Despite the major flaws in law school rankings, every year the release of the U.S. News law school rankings creates at least some buzz. And this year is no exception. Above The Law is actually collecting law school administration responses to the rankings, which will undoubtedly be an interesting read. But what do law school rankings really mean? Are they accurate? What information do they provide to prospective law students and law firm hirers?

Warning Law School Ranking Spoiler Alert!

According to U.S. News, 2011’s top 5 law schools are:

  1. Yale
  2. Harvard
  3. Stanford
  4. Columbia
  5. University Chicago

Look familiar? Yes, it’s the same as last year’s top 5. Now I don’t know all the science and magic that goes into ordering U.S. law school rankings, but I think that most of us would agree that these are all excellent law schools. And as we move down the list, despite some minor differences at the edges, I would suggest that there wouldn’t be very much argument related to the top 25. Perhaps even maybe the top 50? And as we continue down the list, cases will be made for one school over another for a variety of reasons. Better students. Better faculty. Better library. Better job placement. Unfortunately, as pointed out at Above The Law, it may be something very silly.

Reliance On Law School Rankings

And even more unfortunately, is the fact that many prospective law school students use these rankings as the holy grail for admissions decisions. In fact, I personally know several lawyers and law students that took the “attend the highest ranked school” you can mantra. Are they right?

In today’s uber-competitive legal profession, of way to many law students and lawyers, and not nearly as many law firm jobs, does it make more sense to attend the highest ranked school to which you are admitted? Sure, there are several other factors that probably “should” go into your decision. But do any of these trump rankings?
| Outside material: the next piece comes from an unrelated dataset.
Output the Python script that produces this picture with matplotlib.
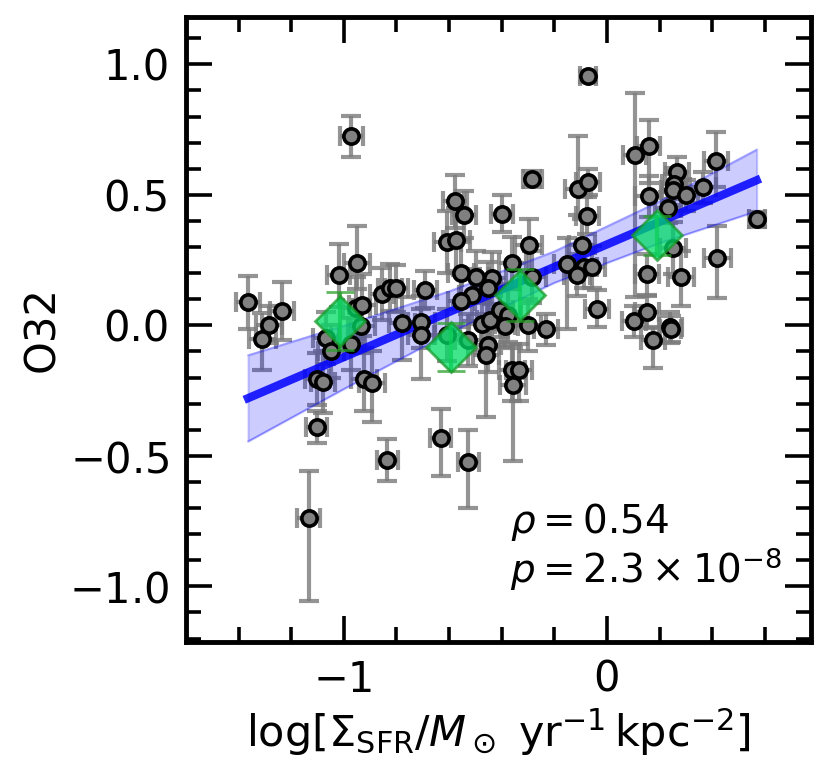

I remember when I was going through the on-campus interview process at Wayne State University Law School (a mere #121), there were several interviewers that were quite candid about not even interviewing students from certain other low-ranking schools. I would love to hear from hiring partners about their firm’s scouting policies. Is it common for some firms to only recruit from top schools? My hunch is that it is. Which makes my friends’ “top school or bust” mentality make more sense.

To me, rankings weren’t a huge factor in my application decisions. Perhaps that was because I didn’t think I would get into a top school. At that time, I wasn’t planning on leaving the state of Michigan, so that really narrowed things down. I never really thought about the quality of legal education that I would receive. I figured that the school would prepare me to pass the bar exam and help me get a job. Perhaps neither of those were good assumptions either. While I was a first-time passer, I think it had more to do with bar preparation than it did with my property class, but who knows. There is no question that it was at least somewhat important to me to graduate from a school that I believed law firms would respect enough to give me an interview.

What do you think about law school rankings? Are they accurate? Do they tell prospective students anything of value? Do hiring partners use these rankings in their recruiting processes?